I am not the first person to read The Origins of Totalitarianism, By Hannah Arendt and have the uncanny realization that this 1951 classic is also an apt description of the modern right in America. I am at least six years late to the party - fashionably late one might argue. Nevertheless, and because the subscribers to this publication have universally clamored for it, I will still share a few brief thoughts regarding the chapter of the work that contributed most to my feeling of recognition.
In the book, Arendt charts the rise of totalitarianism in Germany and the Soviet Union and how these movements grew from a soil of imperialism and antisemitism. Chapter 11, "The Totalitarian Movement" describes the relationship between leader, organization and the masses just before the totalitarian movement assumes power. It foreshadows the current state of much of the American right.
A mixture of gullibility and cynicism had been an outstanding characteristic of mob mentality before it became an everyday phenomenon of masses.... The totalitarian mass leaders based their propaganda on the correct psychological assumption that, under such conditions, one could make people believe the most fantastic statements one day, and trust that if the next day they were given irrefutable proof of their falsehood, they would take refuge in cynicism; instead of deserting the leaders who had lied to them, they would protest that they had known all along that the statement was a lie and would admire the leaders for their superior tactical cleverness. (p. 382)
If you read this and do not think about tiki torches and space lasers, you have not been paying close enough attention. Trump can run on draining the swamp and at the same time and for all to see require government agencies patronize his properties. He can claim omnipotence and have harebrained scheme after scheme rebuffed by his own ministers.

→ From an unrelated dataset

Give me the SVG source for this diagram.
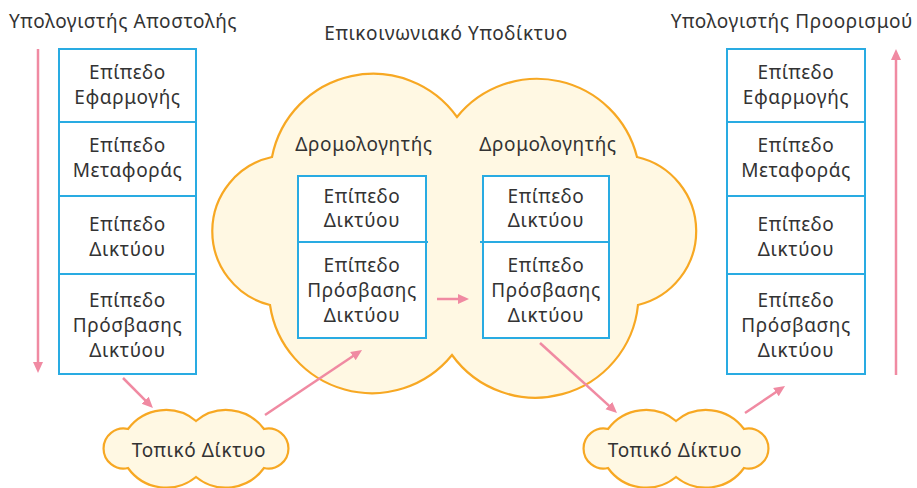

The American fascistic right is a host imitators, opportunists, and reprobates that the Republican party covers for. Arendt describes this phenomenon writing:
The world at large, on the other side, usually gets its first glimpse of a totalitarian movement through its front organizations. The sympathizers, who are to all appearances still innocuous fellow-citizens in a nontotalitarian society, can hardly be called single-minded fanatics; through them, the movements make their fantastic lies more generally acceptable, can spread their propaganda in milder, more respectable forms, until the whole atmosphere is poisoned with totalitarian elements which are hardly recognizable as such but appear to be normal political reactions or opinions. (p. 367)
Media tropes idolizing bipartisanship and bothsidesism buttress the appearance of the the majority of the right as 'innocuous fellow-citizens.' Only the crazy Republicans want insert insane policy here. Even Democratic leadership believe there should be a strong Republican party. Absurd. And as Arendt pointed out seventy years ago, extremely useful cover.
The question is should you read The Origins of Totalitarianism? It is a challenging read both in form and subject matter. It was written seventy years ago in the wake of the Second World War and the start of the Cold War. It covers dense political philosophy and history. So I guess the real question is are you very normal?